In this dissertation, I explore how the notational content of the score document can be a
catalyst for the formation of a performer’s subjecthood. Verbal notation is an extreme example of
a kind of western art music composition that allows for subject formation. In verbally notated
scores, Cartesian Mind/body binary performers become practitioners, ones that assume the roles
of listener, performer, and audience, often simultaneously. When performers become practitioners,
the subjecthood so formed repairs the damage of the Cartesian Mind/body binary laced into
musical training. Repair here moves well beyond Elizabeth Spelman’s definition of repair (from
her book Repair (2002)) as the process of returning something back toward its original function.

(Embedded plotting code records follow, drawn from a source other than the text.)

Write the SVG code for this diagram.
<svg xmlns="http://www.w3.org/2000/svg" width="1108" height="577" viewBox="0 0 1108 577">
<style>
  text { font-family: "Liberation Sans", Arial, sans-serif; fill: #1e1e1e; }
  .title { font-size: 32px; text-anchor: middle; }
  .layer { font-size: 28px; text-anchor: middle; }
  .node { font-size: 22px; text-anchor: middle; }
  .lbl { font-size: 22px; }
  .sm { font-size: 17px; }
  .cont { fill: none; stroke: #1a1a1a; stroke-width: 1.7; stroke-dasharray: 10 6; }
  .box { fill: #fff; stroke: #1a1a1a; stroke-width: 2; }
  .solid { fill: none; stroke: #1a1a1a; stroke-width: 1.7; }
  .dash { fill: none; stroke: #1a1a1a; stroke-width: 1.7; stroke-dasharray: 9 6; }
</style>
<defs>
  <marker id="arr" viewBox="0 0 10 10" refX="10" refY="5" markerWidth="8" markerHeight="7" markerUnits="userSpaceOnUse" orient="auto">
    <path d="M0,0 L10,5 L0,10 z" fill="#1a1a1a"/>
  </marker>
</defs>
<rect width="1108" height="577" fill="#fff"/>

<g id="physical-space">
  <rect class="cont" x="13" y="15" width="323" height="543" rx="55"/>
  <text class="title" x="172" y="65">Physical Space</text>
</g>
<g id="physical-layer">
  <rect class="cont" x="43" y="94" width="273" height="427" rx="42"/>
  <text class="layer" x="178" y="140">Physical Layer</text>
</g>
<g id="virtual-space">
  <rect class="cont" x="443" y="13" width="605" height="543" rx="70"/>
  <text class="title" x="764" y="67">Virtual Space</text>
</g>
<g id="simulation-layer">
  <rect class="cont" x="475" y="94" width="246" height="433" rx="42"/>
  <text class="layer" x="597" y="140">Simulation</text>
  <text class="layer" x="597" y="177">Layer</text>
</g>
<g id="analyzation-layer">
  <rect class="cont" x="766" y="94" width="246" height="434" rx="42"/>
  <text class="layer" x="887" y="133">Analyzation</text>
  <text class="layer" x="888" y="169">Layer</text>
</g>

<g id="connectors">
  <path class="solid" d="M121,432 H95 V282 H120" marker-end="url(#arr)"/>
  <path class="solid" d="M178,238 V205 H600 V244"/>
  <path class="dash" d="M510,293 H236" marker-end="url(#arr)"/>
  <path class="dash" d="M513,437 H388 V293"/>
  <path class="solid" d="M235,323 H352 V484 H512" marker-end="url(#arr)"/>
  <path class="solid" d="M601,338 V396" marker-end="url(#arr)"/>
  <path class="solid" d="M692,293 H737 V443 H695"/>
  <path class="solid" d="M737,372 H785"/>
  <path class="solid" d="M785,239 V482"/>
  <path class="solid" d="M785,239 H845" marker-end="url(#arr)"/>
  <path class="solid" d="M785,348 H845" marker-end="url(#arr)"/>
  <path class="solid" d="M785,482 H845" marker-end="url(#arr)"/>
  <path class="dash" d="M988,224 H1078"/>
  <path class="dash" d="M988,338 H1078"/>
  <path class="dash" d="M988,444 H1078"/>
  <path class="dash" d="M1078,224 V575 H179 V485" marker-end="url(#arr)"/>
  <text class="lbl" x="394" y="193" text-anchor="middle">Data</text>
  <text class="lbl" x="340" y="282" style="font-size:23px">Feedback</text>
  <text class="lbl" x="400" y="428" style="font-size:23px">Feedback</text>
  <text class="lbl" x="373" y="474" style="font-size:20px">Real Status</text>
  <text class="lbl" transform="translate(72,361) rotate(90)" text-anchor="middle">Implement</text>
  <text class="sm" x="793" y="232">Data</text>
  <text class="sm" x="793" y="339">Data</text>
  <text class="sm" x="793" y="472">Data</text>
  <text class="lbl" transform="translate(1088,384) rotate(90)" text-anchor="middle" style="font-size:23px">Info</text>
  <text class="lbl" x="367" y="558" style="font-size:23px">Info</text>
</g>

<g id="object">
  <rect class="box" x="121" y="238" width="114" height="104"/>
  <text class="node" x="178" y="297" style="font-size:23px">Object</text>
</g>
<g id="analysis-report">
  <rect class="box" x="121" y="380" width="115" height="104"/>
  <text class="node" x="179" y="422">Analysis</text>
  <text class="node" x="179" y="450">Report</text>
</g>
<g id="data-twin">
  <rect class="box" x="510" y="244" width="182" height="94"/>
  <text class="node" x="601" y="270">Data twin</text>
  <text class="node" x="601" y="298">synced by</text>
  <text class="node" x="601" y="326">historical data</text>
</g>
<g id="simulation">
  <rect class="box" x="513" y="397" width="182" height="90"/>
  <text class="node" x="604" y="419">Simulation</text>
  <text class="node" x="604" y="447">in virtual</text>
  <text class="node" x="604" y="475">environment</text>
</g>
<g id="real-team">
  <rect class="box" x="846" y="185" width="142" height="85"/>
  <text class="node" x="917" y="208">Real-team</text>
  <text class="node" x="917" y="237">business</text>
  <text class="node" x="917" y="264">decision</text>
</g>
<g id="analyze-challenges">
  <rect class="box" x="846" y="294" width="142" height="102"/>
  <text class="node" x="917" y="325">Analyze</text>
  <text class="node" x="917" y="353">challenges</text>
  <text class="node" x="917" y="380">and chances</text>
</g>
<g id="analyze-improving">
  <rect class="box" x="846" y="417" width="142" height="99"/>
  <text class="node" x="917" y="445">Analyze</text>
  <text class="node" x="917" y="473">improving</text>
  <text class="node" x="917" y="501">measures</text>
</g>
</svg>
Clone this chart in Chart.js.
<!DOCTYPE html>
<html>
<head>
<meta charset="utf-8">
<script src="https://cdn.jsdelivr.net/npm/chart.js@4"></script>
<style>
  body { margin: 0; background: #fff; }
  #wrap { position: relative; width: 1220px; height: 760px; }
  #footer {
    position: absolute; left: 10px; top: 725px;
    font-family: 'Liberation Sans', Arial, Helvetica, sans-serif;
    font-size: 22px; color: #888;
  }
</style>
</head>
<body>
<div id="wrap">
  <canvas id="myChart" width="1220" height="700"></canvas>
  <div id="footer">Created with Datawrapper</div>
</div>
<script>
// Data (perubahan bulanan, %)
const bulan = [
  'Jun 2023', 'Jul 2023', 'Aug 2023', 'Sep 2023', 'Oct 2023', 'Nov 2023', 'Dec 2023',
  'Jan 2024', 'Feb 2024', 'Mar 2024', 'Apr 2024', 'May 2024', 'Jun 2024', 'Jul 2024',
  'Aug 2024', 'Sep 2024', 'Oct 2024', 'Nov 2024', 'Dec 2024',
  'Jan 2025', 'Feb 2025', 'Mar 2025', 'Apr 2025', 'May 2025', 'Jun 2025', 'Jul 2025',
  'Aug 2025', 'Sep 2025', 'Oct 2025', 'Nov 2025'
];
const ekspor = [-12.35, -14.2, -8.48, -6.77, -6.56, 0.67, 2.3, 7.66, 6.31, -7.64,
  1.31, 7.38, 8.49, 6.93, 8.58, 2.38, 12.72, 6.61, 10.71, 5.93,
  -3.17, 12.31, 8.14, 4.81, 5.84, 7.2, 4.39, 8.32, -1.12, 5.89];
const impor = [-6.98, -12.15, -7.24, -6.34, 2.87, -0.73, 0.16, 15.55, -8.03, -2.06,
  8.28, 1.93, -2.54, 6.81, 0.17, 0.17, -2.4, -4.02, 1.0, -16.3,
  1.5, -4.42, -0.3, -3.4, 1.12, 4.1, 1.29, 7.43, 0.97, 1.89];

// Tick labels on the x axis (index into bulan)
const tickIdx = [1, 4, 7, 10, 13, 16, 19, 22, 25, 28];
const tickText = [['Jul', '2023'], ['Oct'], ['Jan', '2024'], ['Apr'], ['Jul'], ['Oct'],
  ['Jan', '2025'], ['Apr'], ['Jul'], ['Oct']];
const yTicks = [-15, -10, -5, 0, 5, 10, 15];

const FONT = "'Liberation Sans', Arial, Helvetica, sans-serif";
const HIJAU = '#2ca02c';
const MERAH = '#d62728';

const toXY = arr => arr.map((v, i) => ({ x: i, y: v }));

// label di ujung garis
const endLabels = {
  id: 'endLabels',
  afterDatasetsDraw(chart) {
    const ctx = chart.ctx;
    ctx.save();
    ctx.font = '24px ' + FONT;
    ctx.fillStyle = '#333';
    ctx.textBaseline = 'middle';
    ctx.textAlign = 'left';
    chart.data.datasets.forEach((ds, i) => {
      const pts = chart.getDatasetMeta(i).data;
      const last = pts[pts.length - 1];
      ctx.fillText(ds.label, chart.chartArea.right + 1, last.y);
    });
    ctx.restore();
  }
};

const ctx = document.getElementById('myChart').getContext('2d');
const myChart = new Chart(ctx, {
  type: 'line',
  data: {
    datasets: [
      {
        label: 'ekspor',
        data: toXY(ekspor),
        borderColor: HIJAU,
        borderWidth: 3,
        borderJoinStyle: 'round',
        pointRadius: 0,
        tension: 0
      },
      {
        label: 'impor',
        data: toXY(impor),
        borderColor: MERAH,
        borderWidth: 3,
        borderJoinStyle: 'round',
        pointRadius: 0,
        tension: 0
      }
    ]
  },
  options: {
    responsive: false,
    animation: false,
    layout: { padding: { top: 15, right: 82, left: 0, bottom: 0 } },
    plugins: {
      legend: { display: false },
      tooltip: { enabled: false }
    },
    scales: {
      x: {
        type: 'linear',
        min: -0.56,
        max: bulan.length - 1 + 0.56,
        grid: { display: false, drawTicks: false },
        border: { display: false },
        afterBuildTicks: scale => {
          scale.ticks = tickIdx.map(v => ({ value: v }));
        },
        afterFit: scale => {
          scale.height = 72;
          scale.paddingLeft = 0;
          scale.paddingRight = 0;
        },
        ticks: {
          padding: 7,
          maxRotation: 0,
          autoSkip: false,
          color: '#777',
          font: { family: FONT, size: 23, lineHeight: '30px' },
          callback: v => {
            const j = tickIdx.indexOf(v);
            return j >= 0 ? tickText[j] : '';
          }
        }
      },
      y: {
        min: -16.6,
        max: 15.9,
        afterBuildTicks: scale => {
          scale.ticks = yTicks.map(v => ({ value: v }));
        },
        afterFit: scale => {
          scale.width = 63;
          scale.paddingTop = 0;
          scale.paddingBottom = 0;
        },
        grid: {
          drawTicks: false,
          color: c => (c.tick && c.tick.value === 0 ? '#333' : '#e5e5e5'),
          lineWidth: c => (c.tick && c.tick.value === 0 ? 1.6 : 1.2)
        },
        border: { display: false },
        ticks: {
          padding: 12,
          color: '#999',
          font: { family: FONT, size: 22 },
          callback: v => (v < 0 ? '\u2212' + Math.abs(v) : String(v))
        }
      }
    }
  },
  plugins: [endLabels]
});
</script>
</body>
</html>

Rather a performer’s move into a composer’s or audience member’s role allows them to realize
selfhood in an entirely different manner than in conventionally notated scores. The fluidity of and
focus on roles form the first type of score facilitated selfhood, a repaired, formerly Cartesian,
performer. The second type of selfhood, a practitioner-self, is formed through the perspective of
embodied self-awareness. Both of these selfhoods can be created entirely through the process of
engaging with verbally notated scores. I focus my analysis on two verbally notated works—
Pauline Oliveros’s Breaking Boundaries (1996) and Jennifer Walshe’s THIS IS WHY PEOPLE
O.D. ON PILLS (2004). I show how a repaired performer is constructed by these scores through
an analysis of listening—as an embodied process of attention, interpretation, and understanding—
and time— as a recognized labor and embodiment of the present, the past, and the future. I show
how a practitioner is formed through exploration of notational components that facilitate
awareness through models of attention. Through these two analyses of self, I demonstrate how
verbal notation can facilitate a performing person’s repair and self-formation.